Rose dirigeait une entreprise florissante, spécialisée dans la vente de vêtements nigérians «Adire».
« J’étais obligée d’offrir quelques vêtements à des policiers pour les soudoyer sans raison. Mon magasin a été pillé à plusieurs reprises. C’était ma vie qui était en danger, alors je devais partir ’’, a-t-elle lancé.
Ces attaques xénophobes ne peuvent être plus inopportunes pendant que les chefs d’état africaines murissent le projet d’une zone de libre-échange continentale africaine (AfCFTA).
« J’ai mes doutes sur un marché unique qui permette la libre circulation des personnes et des biens. Comment ce projet fonctionnera-t-il en Afrique du Sud ou encore au Ghana où, dans de nombreux cas, des magasins appartenant à des Nigérians sont saisis sans aucune raison?, se demande Chris Ndibe, consultant sur la zone franche économique,
Selon lui, l’accord de libre-échange semble toujours une mascarade alors qu’il a été conclu le 7 juillet dernier à Niamey, la capitale nigérienne, en marge du Sommet de l’Union Africaine.

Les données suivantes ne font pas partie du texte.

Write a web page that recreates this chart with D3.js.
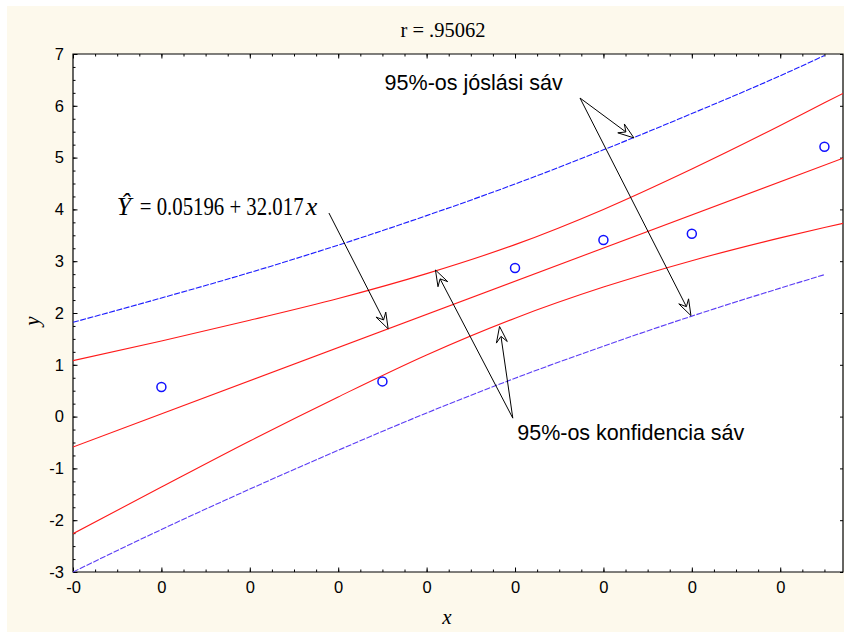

« Les attaques xénophobes en Afrique du Sud durent depuis plus de deux semaines et nous ne voyons aucune action concrète de l’Union africaine (UA), principal moteur de l’AfCFTA. C’est le début de l’échec du projet d’unité africaine dont nous parlons si régulièrement ’’ at-il confié à APA.
Pour rappel, un premier groupe de 188 Nigérians est arrivé à Lagos le 12 septembre dernier en provenance d’Afrique du Sud. Cinq jours plus tard, un autre groupe de 315 a été accueilli à l’aéroport international Murtala Muhammed de Lagos.
D’autres Nigérians attendent encore d’être évacués après avoir volontairement manifesté leur intérêt de retourner au bercail pour fuir les vagues de violence anti-immigrés dans les villes de Pretoria et Johannesburg.